Ecco, proprio parlando del finale c’è qualcosa da dire. Parlavamo prima della fedeltà del film col romanzo. Questa fedeltà viene mantenuta fino a 30 minuti dalla fine, poi viene stravolta. Il film a quel punto diventa una sorta di noir al neon che sembra muoversi fra le scenografie di Blade Runner. Anche la narrazione e il montaggio si fanno più frammentari e onirici.
Da questo momento in poi Baumbach rimodella la storia dando al tutto un lieto fine che manca completamente nel romanzo dove, invece, nulla si risolve, tutto rimane non detto e impalpabile, e il senso della morte continua a incombere sui protagonisti.
Un finale, quindi, che risolve in commedia quello che in realtà è un dramma sottile e narcotizzante. Del resto tutta la pellicola viene pervasa dalla commedia e da numerosi spunti ironici: una scelta che, francamente, fa storcere il naso.

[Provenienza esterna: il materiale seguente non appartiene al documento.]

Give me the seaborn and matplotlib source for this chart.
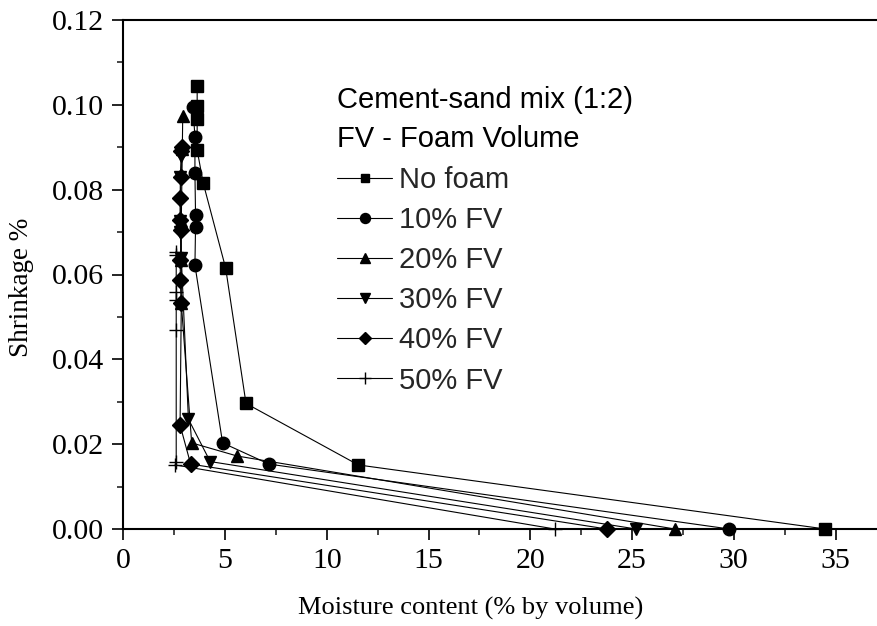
import matplotlib
matplotlib.use("Agg")
import matplotlib.pyplot as plt
import seaborn as sns
import pandas as pd
from matplotlib.lines import Line2D

# ---- data ----
nofoam_x = [3.63, 3.63, 3.63, 3.63, 3.93, 5.03, 6.03, 11.55, 34.5]
nofoam_y = [0.1044, 0.0997, 0.0966, 0.0893, 0.0815, 0.0615, 0.0296, 0.0151, 0.0]

fv10_x = [3.42, 3.52, 3.52, 3.55, 3.55, 3.52, 4.88, 7.16, 29.78]
fv10_y = [0.0996, 0.0925, 0.0840, 0.0740, 0.0713, 0.0622, 0.0203, 0.0153, 0.0]

fv20_x = [2.92, 2.90, 2.85, 2.85, 2.85, 3.36, 5.60, 27.1]
fv20_y = [0.0974, 0.0895, 0.0725, 0.0635, 0.0532, 0.0203, 0.0172, 0.0]

fv30_x = [2.85, 2.80, 2.80, 2.80, 2.85, 3.20, 4.27, 25.2]
fv30_y = [0.0880, 0.0830, 0.0725, 0.0700, 0.0640, 0.0259, 0.0159, 0.0]

fv40_x = [2.90, 2.85, 2.85, 2.80, 2.80, 2.85, 2.80, 2.80, 2.85, 2.79, 3.31, 23.76]
fv40_y = [0.0901, 0.0890, 0.0831, 0.0780, 0.0728, 0.0705, 0.0634, 0.0587, 0.0532, 0.0245, 0.0153, 0.0]

fv50_x = [2.60, 2.60, 2.60, 2.60, 2.60, 2.60, 2.55, 21.2]
fv50_y = [0.0654, 0.0646, 0.0559, 0.0540, 0.0469, 0.0159, 0.0151, 0.0]

labels = ["No foam", "10% FV", "20% FV", "30% FV", "40% FV", "50% FV"]
header = ["Cement-sand mix (1:2)", "FV - Foam Volume"]
x_label = "Moisture content (% by volume)"
y_label = "Shrinkage %"
xticks = [0, 5, 10, 15, 20, 25, 30, 35]
yticks = [0.00, 0.02, 0.04, 0.06, 0.08, 0.10, 0.12]

series = [(nofoam_x, nofoam_y), (fv10_x, fv10_y), (fv20_x, fv20_y),
          (fv30_x, fv30_y), (fv40_x, fv40_y), (fv50_x, fv50_y)]
markers = ["s", "o", "^", "v", "D", "+"]
msizes = [8, 9, 9, 9, 8, 10]

sns.set_theme(style="white")
plt.rcParams["font.family"] = ["Liberation Serif", "DejaVu Serif"]

fig = plt.figure(figsize=(8.78, 6.26), dpi=100)
ax = fig.add_axes([123.3 / 878, 1 - 529 / 626, 1 - 123.3 / 878, (529 - 20) / 626])

handles = []
for (xs, ys), lab, m, ms in zip(series, labels, markers, msizes):
    df = pd.DataFrame({"x": xs, "y": ys})
    sns.lineplot(data=df, x="x", y="y", sort=False, estimator=None, ax=ax,
                 color="black", linewidth=0.8, marker=m, markersize=ms,
                 markeredgecolor="black", markerfacecolor="black",
                 markeredgewidth=1.0, clip_on=False, legend=False)
    handles.append(Line2D([], [], color="black", linewidth=0.8, marker=m,
                          markersize=ms * 0.8, markerfacecolor="black",
                          markeredgecolor="black", markeredgewidth=1.0, label=lab))

ax.set_xlim(0, (878 - 123.3) / 20.35)
ax.set_ylim(0, 0.12)
ax.set_xticks(xticks)
ax.set_xticklabels([str(t) for t in xticks])
ax.set_yticks(yticks)
ax.set_yticklabels([f"{t:.2f}" for t in yticks])
ax.set_xticks([2.5 + 5 * i for i in range(7)], minor=True)
ax.set_yticks([0.01 + 0.02 * i for i in range(6)], minor=True)
ax.tick_params(axis="both", which="major", direction="out", length=8, width=1.2,
               labelsize=21.5, pad=6, bottom=True, left=True, colors="black")
ax.tick_params(axis="both", which="minor", direction="out", length=4, width=1.2,
               bottom=True, left=True)
ax.set_xlabel(x_label, fontsize=19, color="black")
ax.set_ylabel(y_label, fontsize=19.5, color="black")
ax.xaxis.set_label_coords((471 - 123.3) / (878 - 123.3), -(608 - 529) / 509, transform=ax.transAxes)
ax.yaxis.set_label_coords(-(123.3 - 21) / (878 - 123.3), (529 - 287) / 509, transform=ax.transAxes)
ax.xaxis.label.set_va("center")
ax.yaxis.label.set_va("center")

for s in ["left", "bottom", "top"]:
    ax.spines[s].set_visible(True)
    ax.spines[s].set_color("black")
    ax.spines[s].set_linewidth(1.5)
ax.spines["right"].set_visible(False)
ax.grid(False)

sans = ["Liberation Sans", "DejaVu Sans"]
ax.text(337 / 878, 1 - 100 / 626, header[0], transform=fig.transFigure,
        fontsize=21, family=sans, va="center", ha="left", color="black")
ax.text(337 / 878, 1 - 139 / 626, header[1], transform=fig.transFigure,
        fontsize=21, family=sans, va="center", ha="left", color="black")

leg = ax.legend(handles=handles, loc="upper left",
                bbox_to_anchor=(337 / 878, 1 - 166 / 626),
                bbox_transform=fig.transFigure, frameon=False,
                prop={"family": sans, "size": 21}, handlelength=1.9,
                handletextpad=0.22, labelspacing=0.415, borderpad=0,
                borderaxespad=0)

fig.savefig("out.png", dpi=100)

E che rovina quella sensazione di fastidioso rumore bianco che attanaglia le menti dei personaggi.
Il lavoro di Baumbach funziona quindi? Secondo chi scrive Rumore bianco è un film che può piacere molto a chi ha letto il romanzo fino a poco prima della fine e poi magari infastidisce anche questo tipo di spettatore. Per chi non ha letto il romanzo può risultare invece un film troppo lungo che riesce a comunicare poca tensione e compartecipazione emotiva.
Sembra quindi essere un lavoro che si attesta in posizione inferiore rispetto agli altri ultimi lavori del regista newyorchese. Trasporre l’opera di DeLillo era veramente un’impresa colossale; nonostante questo c’è rammarico perché i presupposti erano ottimi, ma l’esito finale lo è di meno.